Toccò poi a Randolfo Pacciardi, il cui anticomunismo, aggravato dal presidenzialismo, lo emarginò a destra, purtroppo anche con la complicità di Ugo La Malfa, che lo espulse, o lasciò espellere, dal Partito Repubblicano.
A Carlo Donat-Cattin, un autentico leader di sinistra della Dc, proveniente dalla Cisl, bastò opporsi a metà degli anni Settanta alla prospettiva di un’intesa o alleanza di governo col Partito Comunista per vedersi e sentirsi sbattere a destra: cosa che – posso testimoniarlo, essendogli stato amico – lo addolorava moltissimo. E che forse contribuì, per reazione più o meno consapevole, a quel dramma familiare che fu la militanza del figlio Marco nel terrorismo rosso.
Non parliamo poi di Bettino Craxi, appeso con gli stivali a testa in giù nelle vignette persino di Forattini, per il suo dichiarato e militante anticomunismo.
Ora che il comunismo sopravvive solo nell’anomalo capitalismo cinese, per stare o tornare a sinistra, grazie alla bussola tattica di Renzi, basta accettare e sostenere le unioni civili.
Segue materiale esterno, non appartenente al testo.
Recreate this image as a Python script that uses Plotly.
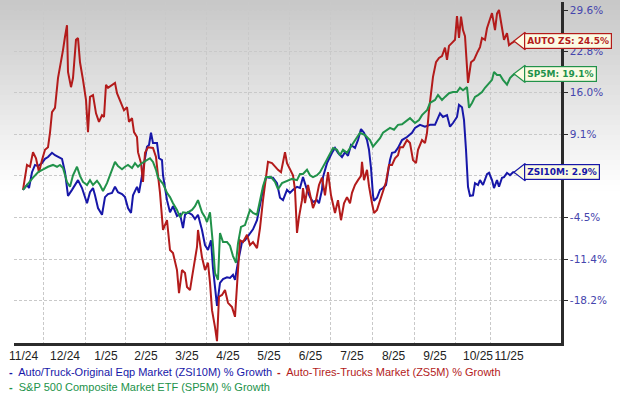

Unioni e forse anche adozioni coperte, come i nudi marmorei del Campidoglio davanti al troppo pudico, esigente e danaroso presidente iraniano Hassan Rouhani, con il compensato delle “formazioni sociali specifiche”. E relativa sigla: FSS. Con la doppia s per non confonderle con le Ferrovie dello Stato, e i binari su cui viaggiano i loro treni: paralleli come i matrimoni veri e i surrogati.